Scratch tickets may not turn many people into millionaires, but anyone who purchased a home in Canada's biggest city ten years ago could realistically have tacked an extra seven-figure sum onto their net worths since that time.
It's a slow win, but a big win, as a newly-published comparison of real estate figures in Toronto between 2013 and 2023 shows.
South Etobicoke realtor Graham Rowlands of homing.ca released his annual 10-year housing market comparison for 2023 this week, and this time around it's more comprehensive than ever.
"It is that time of the year again, where I look back at how the year end numbers compare to the previous 10 years," wrote Rowlands when sharing not one but eight new graphics analyzing everything from prices in Toronto and the GTA at large to sales figures by property type.
"While the current market is slow, real estate continues to prove to be a great investment long term. This year I really drilled in on sales volume and how we are currently sitting at 10 year or longer lows."
The average condo in the 416 is significantly less expensive than a detached home, but people who bought one ten years ago would have more than doubled their money by now, according to the figures shared by Rowlands.
With home sales down 38.2 per cent across the GTA in 2022 (nearly 50 per cent in December alone,) Toronto's real estate market has definitely cooled off since the overheated days of 2021.
According to Rowlands, sales were so soft in 2022 that they broke a 15-year-old record with only 75,140 sales reported through TRREB's MLS System.
"The last year we saw this few sales was 2008 when the year saw a total of 74,505 sales," writes Rowlands. "We haven't seen this few sales in December for all home types since 2008 when there were 1093 sales."
For detached homes in particular, Toronto just hit a sales low of nearly 30 years — potentially more.
"Unfortunately, the furthest I can go back using the TREB data is 1996, and even going back that far there hasn't been a December with fewer [detached] sales," writes the realtor, noting that condos also last experienced this few sales in 2008.
As far as the difference in prices between a decade ago and now, they're a bit hard to stomach... at least for prospective new homebuyers who are trying to enter the market right now.
Ten years ago, at the beginning of 2013, detached homes were going for an average of $722,393. At present, detached homes in Toronto cost $1,627,635 on average — an increaase of more than $900,000 in only ten years.
Suffice to say that average incomes haven't been rising at the same rate; According to a recent RBC Economics report, the average Toronto household now spends around 85.2 per cent of its income on mortgage payments — nearly three times more than what meets the definition for "affordable" in this country.
From $342,847 in 2013 to $741,584, that's a gain of nearly $400K ($398,737, to be specific.)

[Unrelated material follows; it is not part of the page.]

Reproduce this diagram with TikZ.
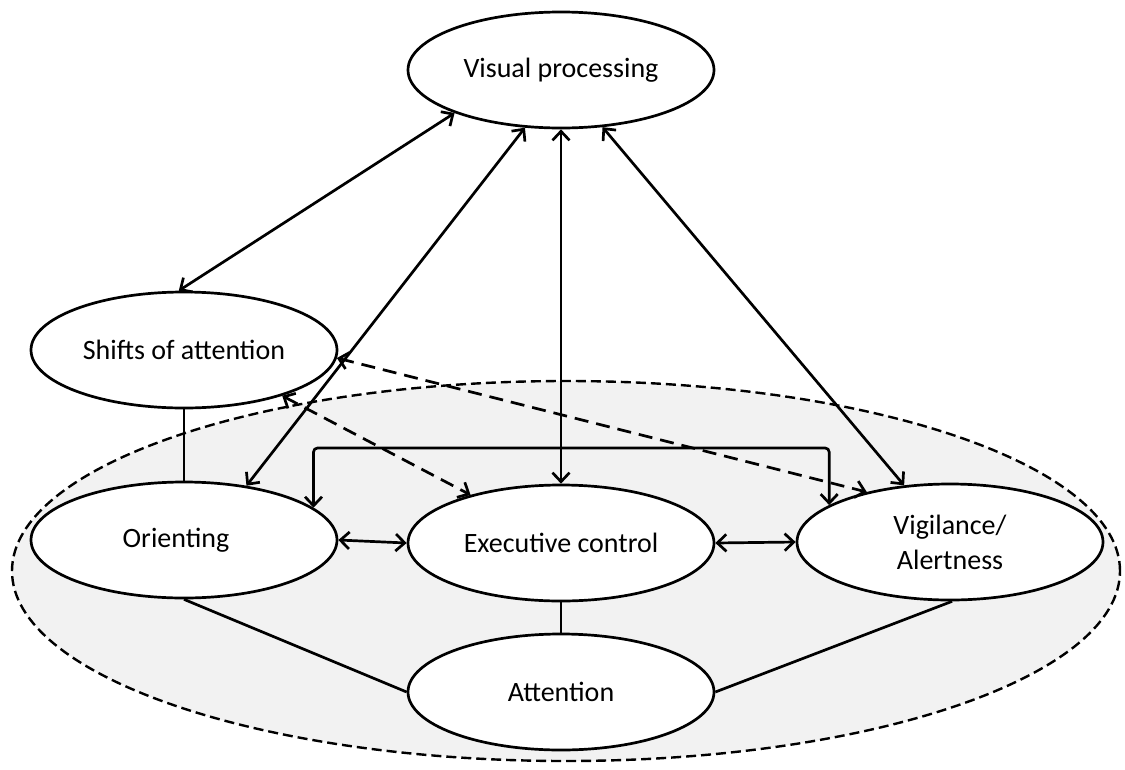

Should someone in that position choose to upgrade to an average-priced detached home today, they'd need to spend at least $325,527 of that cash on a 20 per cent downpayment, leaving them with $73,210 left over.
It's not as much as someone who bought a detached house ten years ago has raked in since, but it's a heck of a lot more than Toronto renters gained: As of 2023, it'll cost you just over $30,000 per year to rent a one-bedroom apartment in The 6ix.